Ich meine hier keine Spieler, die es unbedingt brauchen, immer der Sieger zu sein. Die nerven auch mich. Ich rede von Charakteren, die einem bestimmten Typus entsprechen. Unter Umständen kann der Unterschied natürlich schwer zu erkennen sein ;-)

Ob ich einen profilierungssüchtigen Spieler oder einen gut gespielten Survivor vor mir habe, würde ich u.A. am Stil des Cons festmachen. Ist der Con ein "realistischer", "Wettkampforientierter", habe ich es wohl eher mit einem OT-Poser zu tun. Ist der Con eher "kooperativ" und "cinematic", ist es schon wahrscheinlicher, daß es nur um Darstellung eines Typus geht.

Das PnP-Regelbuch GURPS Swashbucklers unterscheidet die Spielweisen "realistic" und "cinematic". In Ersterer können die Charaktere nur ganz normale Fertigkeiten, in letzterer können sie mit der Degenspitze Schlösser öffnen und ähnlichen Zorro-Kram.

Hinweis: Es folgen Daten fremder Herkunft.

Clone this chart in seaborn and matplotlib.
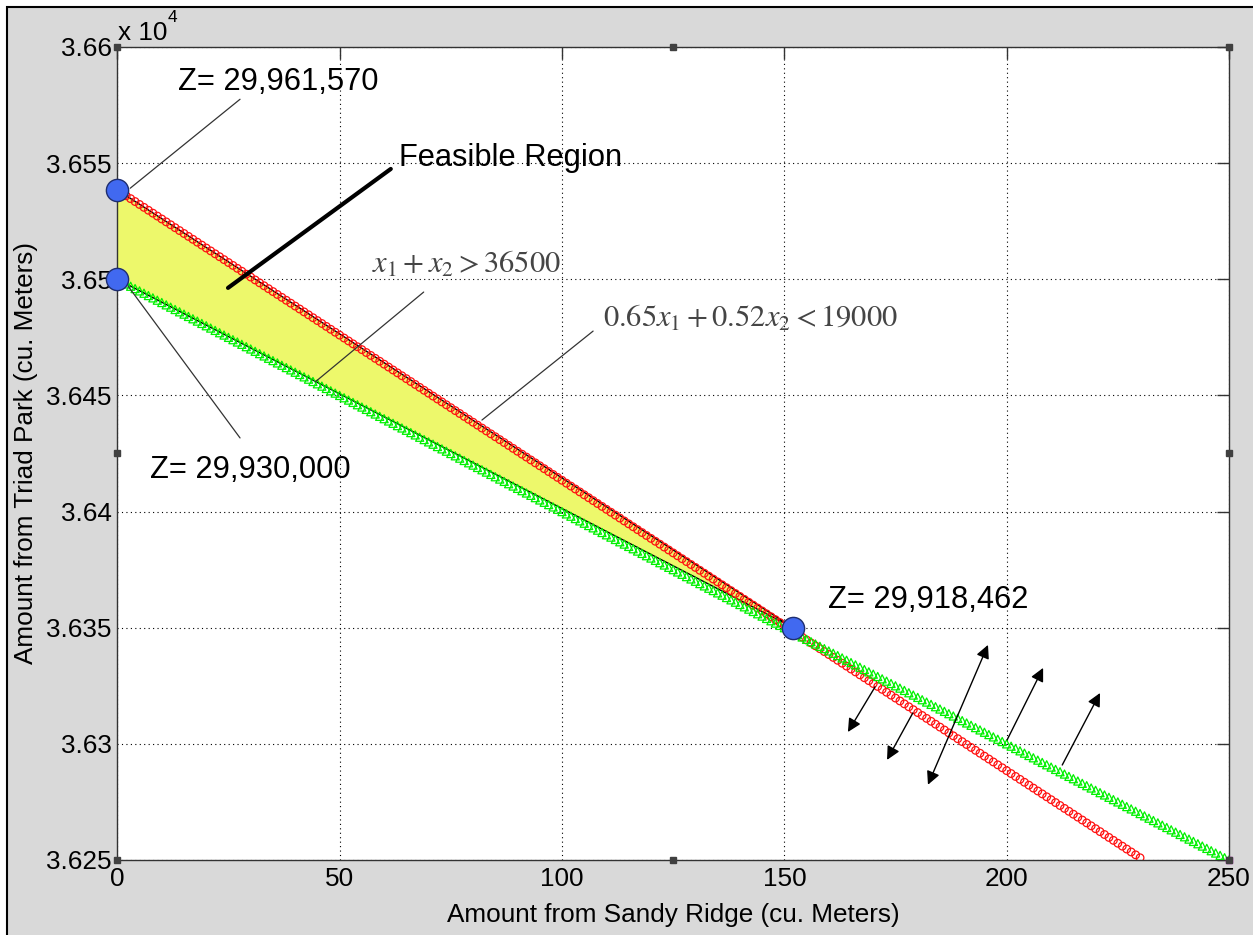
import numpy as np
import matplotlib
matplotlib.use("Agg")
import matplotlib.pyplot as plt
import seaborn as sns
from matplotlib.patches import Rectangle, Polygon

# Constraint lines: coefficients of x1, x2 and right-hand side
capacity_coef = [0.65, 0.52]
capacity_rhs = 19000
demand_coef = [1.0, 1.0]
demand_rhs = 36500

# x1 values sampled along each constraint (1 cu. m steps, as in the plot)
capacity_x = np.arange(0, 231)
demand_x = np.arange(0, 251)

# Corner points of the feasible region and their objective values
corner_x = [0, 0, 152]
corner_y = [36538.5, 36500, 36350]
corner_labels = ["Z= 29,961,570", "Z= 29,930,000", "Z= 29,918,462"]

# Axis ticks
xticks = [0, 50, 100, 150, 200, 250]
yticks = [36250, 36300, 36350, 36400, 36450, 36500, 36550, 36600]
ytick_labels = ["3.625", "3.63", "3.635", "3.64", "3.645", "3.65", "3.655", "3.66"]

capacity_y = (capacity_rhs - capacity_coef[0] * capacity_x) / capacity_coef[1]
demand_y = (demand_rhs - demand_coef[0] * demand_x) / demand_coef[1]

sns.set_style("white")
plt.rcParams["font.family"] = ["Liberation Sans", "DejaVu Sans"]
plt.rcParams["text.color"] = "black"
plt.rcParams["axes.labelcolor"] = "black"

fig = plt.figure(figsize=(12.53, 9.35), dpi=100, facecolor="white")
# gray MATLAB figure window with a black frame on left/top
fig.patches.append(Rectangle((7 / 1253, -0.05), 1.1, 1.05 - 7 / 935,
                             transform=fig.transFigure, facecolor="#D9D9D9",
                             edgecolor="black", lw=1.5, zorder=-10))

ax = fig.add_axes([117.3 / 1253, 75 / 935, 1111.7 / 1253, 813 / 935])
ax.set_facecolor("white")

# feasible region
ax.add_patch(Polygon(list(zip(corner_x, corner_y)), closed=True,
                     facecolor="#EDF86B", edgecolor="black", lw=1.0, zorder=2))

sns.scatterplot(x=capacity_x, y=capacity_y, marker="o", s=30,
                facecolors="none", edgecolor="#FF1010", linewidth=0.9,
                ax=ax, zorder=3)
sns.scatterplot(x=demand_x, y=demand_y, marker="^", s=34,
                facecolors="none", edgecolor="#00F000", linewidth=0.9,
                ax=ax, zorder=3)
ax.plot([250], [36250], marker="s", ms=5, mfc="#E080E0", mec="#C000C0",
        clip_on=False, zorder=4)

ax.plot(corner_x, corner_y, ls="none", marker="o", ms=16, mfc="#4169F0",
        mec="#1E2E70", mew=1.0, clip_on=False, zorder=6)

ax.set_xlim(0, 250)
ax.set_ylim(36250, 36600)
ax.set_xticks(xticks)
ax.set_xticklabels([str(v) for v in xticks])
ax.set_yticks(yticks)
ax.set_yticklabels(ytick_labels)
ax.grid(True, color="black", ls=(0, (1, 3)), lw=0.8)
ax.tick_params(direction="in", length=8.5, width=1, color="#333333",
               labelcolor="black", labelsize=18.8, pad=4, top=True, right=True)
ax.tick_params(axis="x", pad=5)
for sp in ax.spines.values():
    sp.set_color("#333333")
    sp.set_linewidth(1)
    sp.set_visible(True)

ax.set_xlabel("Amount from Sandy Ridge (cu. Meters)", fontsize=18.8, labelpad=9)
ax.set_ylabel("Amount from Triad Park (cu. Meters)", fontsize=18.8, labelpad=6)

fig.text(118 / 1253, 1 - 33 / 935, "x 10", fontsize=18.8, va="center")
fig.text(168 / 1253, 1 - 18 / 935, "4", fontsize=12.5, va="center")

# selection handles around the axes
hx = [0, 125, 250, 0, 250, 0, 125, 250]
hy = [36600, 36600, 36600, 36425, 36425, 36250, 36250, 36250]
ax.plot(hx, hy, ls="none", marker="s", ms=4.5, color="#404040",
        clip_on=False, zorder=5)

# labels and leader lines
ax.text(13.6, 36585, corner_labels[0], fontsize=22.2, va="center")
ax.text(7.4, 36418, corner_labels[1], fontsize=22.2, va="center")
ax.text(159.8, 36362, corner_labels[2], fontsize=22.2, va="center")
ax.text(63.3, 36552, "Feasible Region", fontsize=22.2, va="center")

lead = "#333333"
ax.plot([27.6, 2.9], [36577.5, 36539.2], color=lead, lw=0.9, zorder=4)
ax.plot([27.6, 2.4], [36431.7, 36497.1], color=lead, lw=0.9, zorder=4)
ax.plot([24.9, 61.5], [36496.3, 36547.5], color="black", lw=3, zorder=4)
ax.plot([68.9, 44.5], [36494.5, 36455.8], color=lead, lw=0.9, zorder=4)
ax.plot([107.0, 82.0], [36477.7, 36439.4], color=lead, lw=0.9, zorder=4)

ax.text(57.2, 36502.8, r"$x_1 + x_2 > 36500$", fontsize=22, color="#454545",
        va="baseline", math_fontfamily="stix")
ax.text(109.2, 36479.6, r"$0.65x_1 + 0.52x_2 < 19000$", fontsize=22,
        color="#454545", va="baseline", math_fontfamily="stix")

# direction arrows
arrows = [((170.4, 36324.5), (164.3, 36305.1), "-|>"),
          ((178.9, 36313.3), (173.1, 36293.1), "-|>"),
          ((182.3, 36282.4), (195.8, 36342.6), "<|-|>"),
          ((200.1, 36301.7), (208.2, 36332.7), "-|>"),
          ((212.5, 36290.9), (221.0, 36321.9), "-|>")]
for tail, head, style in arrows:
    ax.annotate("", xy=head, xytext=tail,
                arrowprops=dict(arrowstyle=style, color="black", lw=1,
                                mutation_scale=20, shrinkA=0, shrinkB=0),
                zorder=5)

fig.savefig("out.png", dpi=100, facecolor=fig.get_facecolor())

So ähnlich ist das mit dem "Realismus" im LARP. Kann nett sein, ist aber nicht sooo zwingend Voraussetzung, wie viele anzunehmen scheinen.

Klar kann alles aus meinen Beispielen auch schlecht dargestellt sein und in einer darstellerischen Katastrophe enden. Es kann aber auch klappen.

Meine Beispiele sollten nur dazu dienen, zu verdeutlichen, daß es durchaus Situationen geben kann, wo jemand in einen Kampf geht, ohne davon auszugehen, daß die IT-Todesgefahr gleich eine OT-Gefahr bedeutet, den Charakter zu verlieren. Und daß das bestenfalls dann zwangsläufig Scheiße ist, wenn man einen Wettkampforientierten Spielstil pflegt.

Wichtig ist natürlich nur mal wieder, daß man sich vor dem Spiel darüber im Klaren ist, mit welchen Stilrichtungen man zu rechnen hat und auf welche vom eigenen Ideal abweichenden Stile man sich einlassen kann bzw. will.